§ **Work to do**: Note each line of the listing that contains the string "chart", and copy it.
* START *
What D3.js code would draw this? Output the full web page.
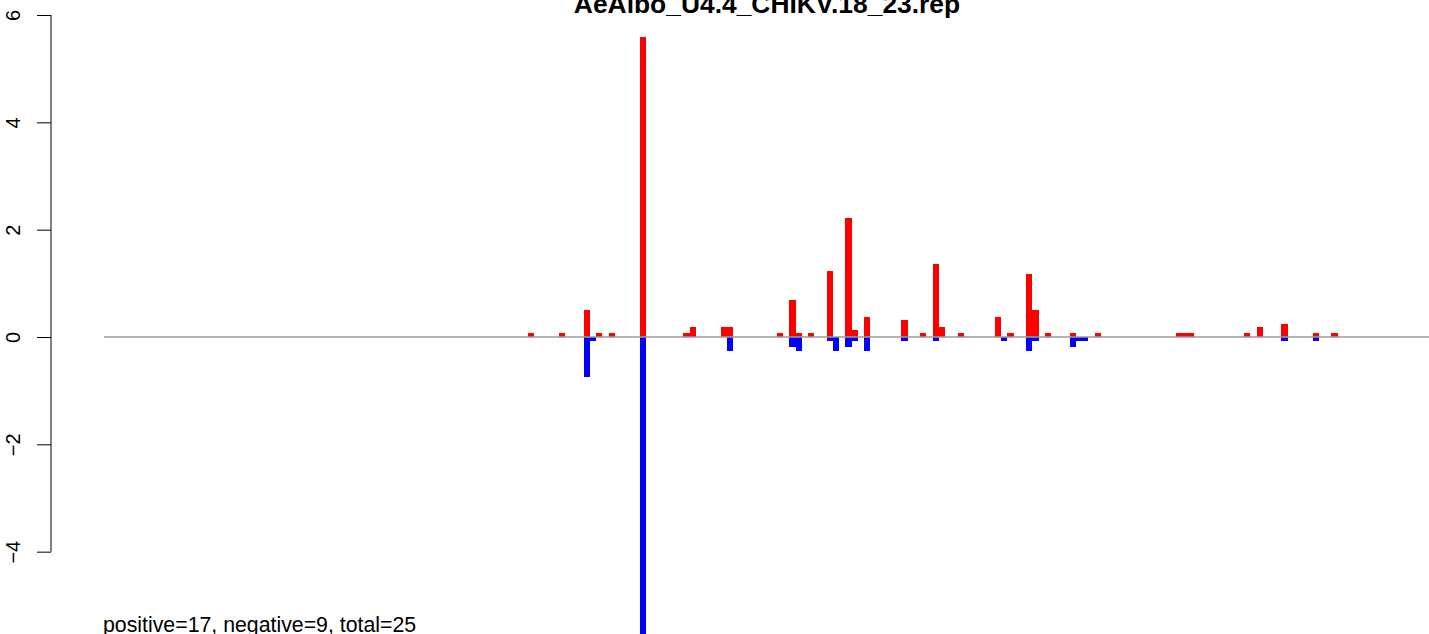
<!DOCTYPE html>
<html>
<head>
<meta charset="utf-8">
<script src="https://cdn.jsdelivr.net/npm/d3@7"></script>
<style>
  html, body { margin: 0; padding: 0; background: #fff; }
  svg { display: block; font-family: "Liberation Sans", Arial, Helvetica, sans-serif; }
</style>
</head>
<body>
<svg id="chart" width="1429" height="634"></svg>
<script>
// ---- data ----
const titleText = "AeAlbo_U4.4_CHIKV.18_23.rep";
const summaryText = "positive=17, negative=9, total=25";
const yTicks = [-4, -2, 0, 2, 4, 6];

// sequence positions with positive-strand values
const positivePositions = [69, 74, 78, 80, 82, 87, 94, 95, 100, 101, 109, 111, 112, 114, 117, 120, 121, 123,
  129, 132, 134, 135, 138, 144, 146, 149, 150, 152, 156, 160, 173, 174, 175, 184, 186, 190, 195, 198];
const positiveValues = [0.075, 0.075, 0.5, 0.075, 0.075, 5.59, 0.075, 0.186, 0.186, 0.186, 0.075, 0.69, 0.075, 0.075, 1.23, 2.22, 0.13, 0.37,
  0.32, 0.075, 1.36, 0.186, 0.075, 0.37, 0.075, 1.17, 0.5, 0.075, 0.075, 0.075, 0.075, 0.075, 0.075, 0.075, 0.186, 0.24, 0.075, 0.075];

// sequence positions with negative-strand values
const negativePositions = [78, 79, 87, 101, 111, 112, 117, 118, 120, 121, 123, 129, 134, 145, 149, 150, 156, 157, 158, 190, 195];
const negativeValues = [-0.745, -0.075, -5.59, -0.255, -0.18, -0.255, -0.07, -0.255, -0.18, -0.07, -0.255, -0.07, -0.07, -0.07, -0.255, -0.07, -0.18, -0.07, -0.07, -0.07, -0.07];

const seqStart = 1, seqEnd = 214;

// ---- layout ----
const svg = d3.select("#chart");
const x = d3.scaleLinear().domain([seqStart, seqEnd]).range([104, 104 + 213 * 6.23]);
const y = d3.scaleLinear().domain([0, 6]).range([337, 15]);

const posData = positivePositions.map((p, i) => ({ p, v: positiveValues[i] }));
const negData = negativePositions.map((p, i) => ({ p, v: negativeValues[i] }));

svg.append("g").selectAll("rect").data(posData).join("rect")
  .attr("x", d => x(d.p))
  .attr("width", d => x(d.p + 1) - x(d.p))
  .attr("y", d => y(d.v))
  .attr("height", d => y(0) - y(d.v))
  .attr("fill", "#ff0000")
  .attr("shape-rendering", "crispEdges");

svg.append("g").selectAll("rect").data(negData).join("rect")
  .attr("x", d => x(d.p))
  .attr("width", d => x(d.p + 1) - x(d.p))
  .attr("y", y(0))
  .attr("height", d => y(d.v) - y(0))
  .attr("fill", "#0000ff")
  .attr("shape-rendering", "crispEdges");

// zero line
svg.append("line")
  .attr("x1", x(seqStart)).attr("x2", x(seqEnd))
  .attr("y1", y(0)).attr("y2", y(0))
  .attr("stroke", "#9a9a9a").attr("stroke-width", 1.5);

// y axis
const axisX = 51;
const yAxis = d3.axisLeft(y).tickValues(yTicks).tickSize(14).tickFormat(d => d < 0 ? "\u2212" + Math.abs(d) : String(d));
const ag = svg.append("g").attr("transform", `translate(${axisX},0)`).call(yAxis);
ag.select(".domain").remove();
ag.append("line").attr("x1", 0).attr("x2", 0)
  .attr("y1", y(d3.min(yTicks))).attr("y2", y(d3.max(yTicks)))
  .attr("stroke", "#000").attr("stroke-width", 1);
ag.selectAll(".tick line").attr("stroke", "#000").attr("stroke-width", 1);
ag.selectAll(".tick text")
  .attr("x", null).attr("dy", null)
  .attr("transform", "translate(-31,0) rotate(-90)")
  .attr("text-anchor", "middle")
  .attr("fill", "#000")
  .style("font-size", "20px")
  .style("font-family", "'Liberation Sans', Arial, sans-serif");

// title (partly cut off at top, as in the reference)
svg.append("text")
  .attr("x", 767).attr("y", 13)
  .attr("text-anchor", "middle")
  .style("font-weight", "bold")
  .style("font-size", "26.4px")
  .text(titleText);

// summary text
svg.append("text")
  .attr("x", 103).attr("y", 632)
  .style("font-size", "21.3px")
  .text(summaryText);
</script>
</body>
</html>
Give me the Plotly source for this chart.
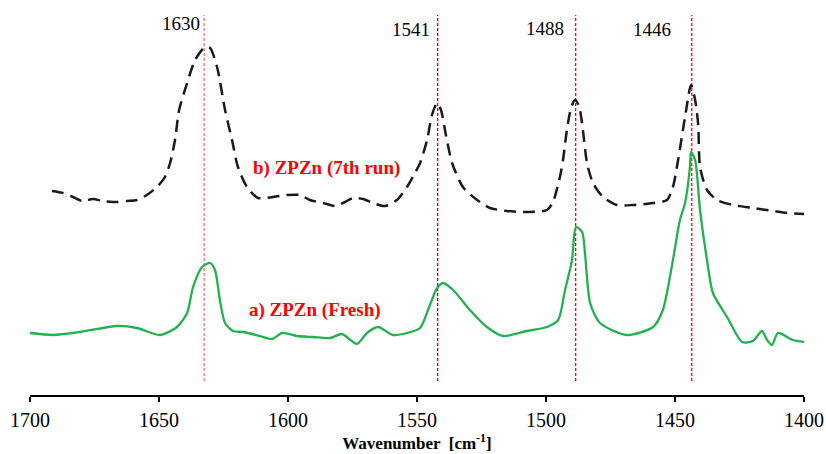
* END *
§ **Completed task**:
<svg id="chart" width="1429" height="634"></svg>
const svg = d3.select("#chart");
Give me the Plotly source for this chart.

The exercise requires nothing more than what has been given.